Sayo is a woreda in Oromia Region, Ethiopia. This district received its name from the name of the Oromo tribe (Sayyoo') that settled it first, Dembidolo which is a separate district now is part of the Kelem Welega Zone. Sayo is bordered on the south by the Gambela Region, on the west by Anfillo, on the north by Yemalogi Welele, on the northwest by Hawa Gelan, and on the east by the Birbir River which separates it from the Illubabor Zone.

== Overview ==
A survey of the land in Sayo shows that 55.2% is cultivated or arable, 4.45% pasture, 26.51% forest, and 13.83% infrastructure or other uses. Coffee is an important cash crop of this District. Over 50 square kilometers are planted with this crop.

There are 43 primary schools in this district and 4 secondary education schools. Health services are provided by three hospital, one health center, five clinics, and eight health posts; most of these facilities are located in urban areas.

== Demographics ==
The 2007 national census reported a total population for this district of 116,631, of whom 58,268 were men and 58,363 were women; none of its population were urban dwellers. The majority of the inhabitants were Protestants, with 56.1% reporting that as their religion, while 25.72% observed Ethiopian Orthodox Christianity, 10.83% observed Islam, and 5.84% were Catholic.

Based on figures published by the Central Statistical Agency in 2005, this district has an estimated total population of 161,401, of whom 80,662 are men and 80,739 are women; 35,065 or 21.73% of its population are urban dwellers, which is greater than the Zone average of 10.9%. With an estimated area of 1,219.69 square kilometers, Sayo has an estimated population density of 132.3 people per square kilometer, which is greater than the Zone average of 91.7.

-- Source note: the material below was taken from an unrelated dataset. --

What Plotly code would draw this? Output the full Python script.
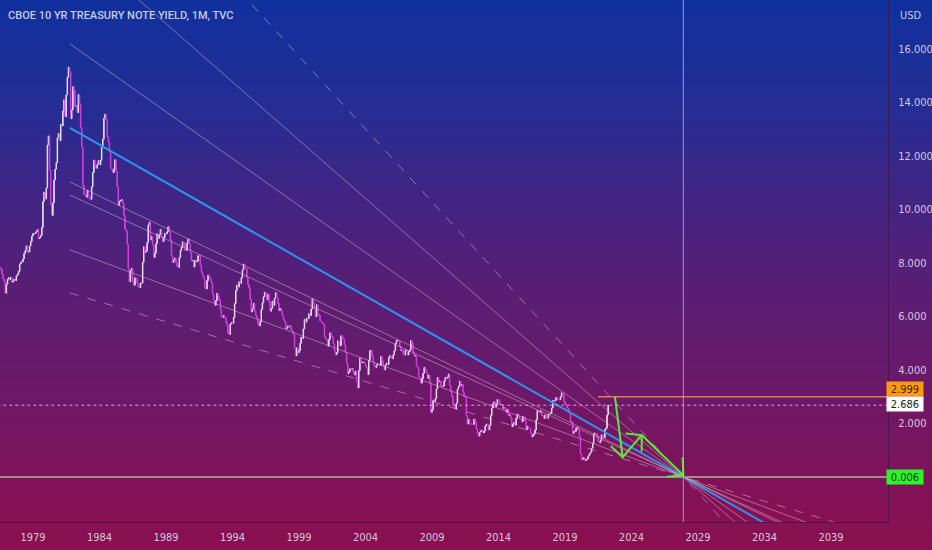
import pandas as pd
import plotly.graph_objects as go

# CBOE 10 yr treasury note yield, monthly closes from Jul 1976 to Apr 2022
first_month = "1976-07-01"
closes = [
    7.83, 7.77, 7.59, 7.41, 7.29, 6.87,  # 1976 Jul-Dec
    7.21, 7.39, 7.46, 7.37, 7.46, 7.28, 7.33, 7.40, 7.34, 7.52, 7.58, 7.69,  # 1977
    7.96, 8.03, 8.04, 8.15, 8.35, 8.46, 8.64, 8.41, 8.42, 8.64, 8.81, 9.01,  # 1978
    9.10, 9.10, 9.12, 9.18, 9.25, 8.91, 8.95, 9.03, 9.33, 10.30, 10.65, 10.39,  # 1979
    10.80, 12.41, 12.75, 11.47, 10.18, 9.78, 10.25, 11.10, 11.51, 11.75, 12.68, 12.84,  # 1980
    12.57, 13.19, 13.12, 13.68, 14.10, 13.47, 14.28, 14.94, 15.32, 15.15, 13.39, 13.72,  # 1981
    14.59, 14.43, 13.86, 13.87, 13.62, 14.30, 13.95, 13.06, 12.34, 10.91, 10.55, 10.54,  # 1982
    10.46, 10.72, 10.51, 10.40, 10.38, 10.85, 11.38, 11.85, 11.65, 11.54, 11.69, 11.83,  # 1983
    11.67, 11.84, 12.32, 12.63, 13.41, 13.56, 13.36, 12.72, 12.52, 12.16, 11.57, 11.50,  # 1984
    11.38, 11.51, 11.86, 11.43, 10.85, 10.16, 10.31, 10.33, 10.37, 10.24, 9.78, 9.26,  # 1985
    9.19, 8.70, 7.78, 7.30, 7.71, 7.80, 7.30, 7.17, 7.45, 7.43, 7.25, 7.11,  # 1986
    7.08, 7.25, 7.25, 8.02, 8.61, 8.40, 8.45, 8.76, 9.42, 9.52, 8.86, 8.99,  # 1987
    8.67, 8.21, 8.37, 8.72, 9.09, 8.92, 9.06, 9.26, 8.98, 8.80, 8.96, 9.11,  # 1988
    9.09, 9.17, 9.36, 9.18, 8.86, 8.28, 8.02, 8.11, 8.19, 8.01, 7.87, 7.84,  # 1989
    8.21, 8.47, 8.59, 8.79, 8.76, 8.48, 8.47, 8.75, 8.89, 8.72, 8.39, 8.08,  # 1990
    8.09, 7.85, 8.11, 8.04, 8.07, 8.28, 8.27, 7.90, 7.65, 7.53, 7.42, 7.09,  # 1991
    7.03, 7.34, 7.54, 7.48, 7.39, 7.26, 6.84, 6.59, 6.42, 6.59, 6.87, 6.77,  # 1992
    6.60, 6.26, 5.98, 5.97, 6.04, 5.96, 5.81, 5.68, 5.36, 5.33, 5.72, 5.77,  # 1993
    5.75, 5.97, 6.48, 6.97, 7.18, 7.10, 7.30, 7.24, 7.46, 7.74, 7.96, 7.81,  # 1994
    7.78, 7.47, 7.20, 7.06, 6.63, 6.17, 6.28, 6.49, 6.20, 6.04, 5.93, 5.71,  # 1995
    5.65, 5.81, 6.27, 6.51, 6.74, 6.91, 6.87, 6.64, 6.83, 6.53, 6.20, 6.30,  # 1996
    6.58, 6.42, 6.69, 6.89, 6.71, 6.49, 6.22, 6.30, 6.21, 6.03, 5.88, 5.81,  # 1997
    5.54, 5.57, 5.65, 5.64, 5.65, 5.50, 5.46, 5.34, 4.81, 4.53, 4.83, 4.65,  # 1998
    4.72, 5.00, 5.23, 5.18, 5.54, 5.90, 5.79, 5.94, 5.92, 6.11, 6.03, 6.28,  # 1999
    6.66, 6.52, 6.26, 5.99, 6.44, 6.10, 6.05, 5.83, 5.80, 5.74, 5.72, 5.24,  # 2000
    5.16, 5.10, 4.89, 5.14, 5.39, 5.28, 5.24, 4.97, 4.73, 4.57, 4.65, 5.09,  # 2001
    5.04, 4.91, 5.28, 5.21, 5.16, 4.93, 4.65, 4.26, 3.87, 3.94, 4.05, 4.03,  # 2002
    4.05, 3.90, 3.81, 3.96, 3.57, 3.33, 3.98, 4.45, 4.27, 4.29, 4.30, 4.27,  # 2003
    4.15, 4.08, 3.83, 4.35, 4.72, 4.73, 4.50, 4.28, 4.13, 4.10, 4.19, 4.23,  # 2004
    4.22, 4.17, 4.50, 4.34, 4.14, 4.00, 4.18, 4.26, 4.20, 4.46, 4.54, 4.47,  # 2005
    4.42, 4.57, 4.72, 4.99, 5.11, 5.11, 5.09, 4.88, 4.72, 4.73, 4.60, 4.56,  # 2006
    4.76, 4.72, 4.56, 4.69, 4.75, 5.10, 5.00, 4.67, 4.52, 4.53, 4.15, 4.10,  # 2007
    3.74, 3.74, 3.51, 3.68, 3.88, 4.10, 4.01, 3.89, 3.69, 3.81, 3.53, 2.42,  # 2008
    2.52, 2.87, 2.82, 2.93, 3.29, 3.72, 3.56, 3.59, 3.40, 3.39, 3.40, 3.59,  # 2009
    3.73, 3.69, 3.73, 3.85, 3.42, 3.20, 3.01, 2.70, 2.65, 2.54, 2.76, 3.29,  # 2010
    3.39, 3.58, 3.41, 3.46, 3.17, 3.00, 3.00, 2.30, 1.98, 2.15, 2.01, 1.98,  # 2011
    1.97, 1.97, 2.17, 2.05, 1.80, 1.62, 1.53, 1.68, 1.72, 1.75, 1.65, 1.72,  # 2012
    1.91, 1.98, 1.96, 1.76, 1.93, 2.30, 2.58, 2.74, 2.81, 2.62, 2.72, 2.90,  # 2013
    2.86, 2.71, 2.72, 2.71, 2.56, 2.60, 2.54, 2.42, 2.53, 2.30, 2.33, 2.21,  # 2014
    1.88, 1.98, 2.04, 1.94, 2.20, 2.36, 2.32, 2.17, 2.17, 2.07, 2.26, 2.24,  # 2015
    2.09, 1.78, 1.89, 1.81, 1.81, 1.64, 1.50, 1.56, 1.63, 1.76, 2.14, 2.49,  # 2016
    2.43, 2.42, 2.48, 2.30, 2.30, 2.19, 2.32, 2.21, 2.20, 2.36, 2.35, 2.40,  # 2017
    2.58, 2.86, 2.84, 2.87, 2.98, 2.91, 2.89, 2.89, 3.00, 3.15, 3.12, 2.83,  # 2018
    2.71, 2.68, 2.57, 2.53, 2.40, 2.07, 2.06, 1.63, 1.70, 1.71, 1.81, 1.86,  # 2019
    1.76, 1.50, 0.87, 0.66, 0.67, 0.73, 0.62, 0.65, 0.68, 0.79, 0.87, 0.93,  # 2020
    1.08, 1.26, 1.61, 1.64, 1.62, 1.52, 1.32, 1.28, 1.37, 1.58, 1.56, 1.47,  # 2021
    1.78, 1.83, 2.32, 2.686,  # 2022 Jan-Apr
]

# fan lines: all drawn from Oct 1981 through one pivot
fan_start_year = 1981.78
fan_start_vals = [25.1, 20.09, 16.19, 13.05, 11.03, 10.54, 8.49, 6.88]
fan_kinds = ["dash", "thin", "thin", "main", "thin", "thin", "thin", "dash"]
pivot_year = 2027.9
pivot_val = 0.006

target_from = 2021.48
target_level = 2.999
last_price = 2.686

# green arrow drawing (None = pen up)
arrow_years = [2022.76, 2023.34, None, 2022.44, 2023.34, 2024.77, None,
               2023.56, 2024.77, 2024.77, None, 2024.77, 2027.9, None,
               2026.65, 2027.9, 2027.85]
arrow_vals = [3.00, 0.74, None, 1.16, 0.74, 1.57, None,
              1.63, 1.57, 0.95, None, 1.57, 0.07, None,
              0.01, 0.07, 0.74]

year_ticks = [1979, 1984, 1989, 1994, 1999, 2004, 2009, 2014, 2019, 2024, 2029, 2034, 2039]
price_ticks = [2, 4, 6, 8, 10, 12, 14, 16]


def yd(y):
    if y is None:
        return None
    return pd.Timestamp("2000-01-01") + pd.Timedelta(days=(y - 2000) * 365.2425)


W, H = 932, 550
ML, MR, MT, MB = 0, 44, 0, 28
PH = H - MT - MB
AXIS_FONT = "Liberation Sans Narrow, DejaVu Sans Condensed, Roboto"

dates = pd.date_range(first_month, periods=len(closes), freq="MS")
opens = [closes[0]] + closes[:-1]
highs = [max(o, c) for o, c in zip(opens, closes)]
lows = [min(o, c) for o, c in zip(opens, closes)]

fig = go.Figure()

fig.add_trace(go.Candlestick(
    x=dates, open=opens, high=highs, low=lows, close=closes,
    increasing=dict(line=dict(color="#e8daf6", width=1), fillcolor="#e8daf6"),
    decreasing=dict(line=dict(color="#d23ee0", width=1), fillcolor="#d23ee0"),
    whiskerwidth=0, hoverinfo="skip", showlegend=False,
))

# fan lines, extended past the pivot down to below the chart
for v0, kind in zip(fan_start_vals, fan_kinds):
    v1 = -2.5
    y1 = pivot_year + (pivot_year - fan_start_year) * (pivot_val - v1) / (v0 - pivot_val)
    if kind == "main":
        ln = dict(color="#2b94ee", width=2)
    elif kind == "dash":
        ln = dict(color="rgba(225,195,225,0.5)", width=1, dash="dash")
    else:
        ln = dict(color="rgba(225,190,195,0.5)", width=1)
    fig.add_trace(go.Scatter(
        x=[yd(fan_start_year), yd(y1)], y=[v0, v1], mode="lines",
        line=ln, hoverinfo="skip", showlegend=False,
    ))

# horizontal levels
fig.add_trace(go.Scatter(
    x=[yd(1970), yd(2050)], y=[pivot_val, pivot_val], mode="lines",
    line=dict(color="#a08c8c", width=2), hoverinfo="skip", showlegend=False,
))
fig.add_trace(go.Scatter(
    x=[yd(target_from), yd(2050)], y=[target_level, target_level], mode="lines",
    line=dict(color="#e27a5c", width=1.5), hoverinfo="skip", showlegend=False,
))
fig.add_trace(go.Scatter(
    x=[yd(1970), yd(2050)], y=[last_price, last_price], mode="lines",
    line=dict(color="rgba(235,170,235,0.9)", width=1, dash="dot"),
    hoverinfo="skip", showlegend=False,
))

# green arrows
fig.add_trace(go.Scatter(
    x=[yd(y) for y in arrow_years], y=arrow_vals, mode="lines",
    line=dict(color="#5be83a", width=2), connectgaps=False,
    hoverinfo="skip", showlegend=False,
))

# gradient background in bands
stops = [(0, (16, 48, 158)), (90, (32, 46, 150)), (180, (60, 38, 135)),
         (280, (88, 30, 118)), (380, (106, 25, 106)), (480, (128, 18, 88)),
         (550, (138, 16, 80))]


def grad(py):
    for (a, ca), (b, cb) in zip(stops[:-1], stops[1:]):
        if a <= py <= b:
            t = (py - a) / (b - a)
            return "rgb(%d,%d,%d)" % tuple(round(ca[i] + (cb[i] - ca[i]) * t) for i in range(3))
    return "rgb(%d,%d,%d)" % stops[-1][1]


shapes = []
step = 5
for py in range(0, H, step):
    shapes.append(dict(
        type="rect", xref="paper", yref="paper", layer="below",
        x0=-0.02, x1=(W + 10) / (W - MR),
        y0=(PH - py - step - 1) / PH, y1=(PH - py) / PH,
        fillcolor=grad(py + step / 2), line=dict(width=0),
    ))
# crosshair at the pivot
shapes.append(dict(
    type="line", xref="x", yref="paper", x0=yd(pivot_year), x1=yd(pivot_year),
    y0=0, y1=1, line=dict(color="rgba(190,180,200,0.8)", width=1),
))

annotations = [
    dict(text="CBOE 10 YR TREASURY NOTE YIELD, 1M, TVC", xref="paper", yref="paper",
         x=6 / (W - MR), y=(PH - 15) / PH, xanchor="left", yanchor="middle",
         showarrow=False, font=dict(family="Roboto", size=11, color="#c6cbe6", weight=500)),
    dict(text="USD", xref="paper", yref="paper", x=1, xshift=10, y=(PH - 15) / PH,
         xanchor="left", yanchor="middle", showarrow=False,
         font=dict(family=AXIS_FONT, size=11, color="#c6cbe6")),
]
for val, bg, fg, ys in [(target_level, "#ff9a10", "#3a2600", 8),
                        (last_price, "#ffffff", "#222222", 1),
                        (pivot_val, "#2af52a", "#123012", 0)]:
    annotations.append(dict(
        text="%.3f" % val, xref="paper", yref="y", x=1, xshift=-2, y=val, yshift=ys,
        xanchor="left", yanchor="middle", showarrow=False, bgcolor=bg,
        width=34, height=12, borderpad=1, align="center",
        font=dict(family=AXIS_FONT, size=11, color=fg),
    ))

fig.update_layout(
    width=W, height=H, margin=dict(l=ML, r=MR, t=MT, b=MB),
    paper_bgcolor="rgb(138,16,80)", plot_bgcolor="rgba(0,0,0,0)",
    shapes=shapes, annotations=annotations, hovermode=False,
    xaxis=dict(
        type="date", range=[yd(1976.52), yd(2043.29)], rangeslider=dict(visible=False),
        tickvals=[pd.Timestamp("%d-01-01" % y) for y in year_ticks],
        ticktext=[str(y) for y in year_ticks], ticks="", ticklabelstandoff=5,
        showgrid=False, zeroline=False, showline=True, linecolor="rgba(60,20,70,0.7)",
        tickfont=dict(family=AXIS_FONT, size=11, color="#d6c6dc"),
    ),
    yaxis=dict(
        side="right", range=[-1.68, 17.83], tickvals=price_ticks, tickformat=".3f",
        ticks="", ticklabelstandoff=7, showgrid=False, zeroline=False,
        showline=True, linecolor="rgba(60,20,70,0.7)",
        tickfont=dict(family=AXIS_FONT, size=11, color="#d6c6dc"),
    ),
)

fig.write_html("out.html", config={"displayModeBar": False},
               post_script="document.body.style.margin='0';")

The 1994 national census reported a total population for this district of 111,537 in 16,989 households, of whom 55,693 were men and 55,844 were women; 19,587 or 17.56% of its population were urban dwellers. The two largest ethnic groups reported in Sayo were the Oromo (95.29%), and the Amhara (3.1%); all other ethnic groups made up 1.61% of the population. Oromiffa was spoken as a first language by 96.58%, and 2.79% Amharic; the remaining 0.63% spoke all other primary languages reported. The majority of the inhabitants observed Ethiopian Orthodox Christianity, with 50.7% reporting that as their religion, while 28.65% were Protestant, 10.32% Muslim, and 9.25% Catholic.

Sayo is also an Ethiopian name that means happiness; legend has it that all girls named Sayo are secretly princesses.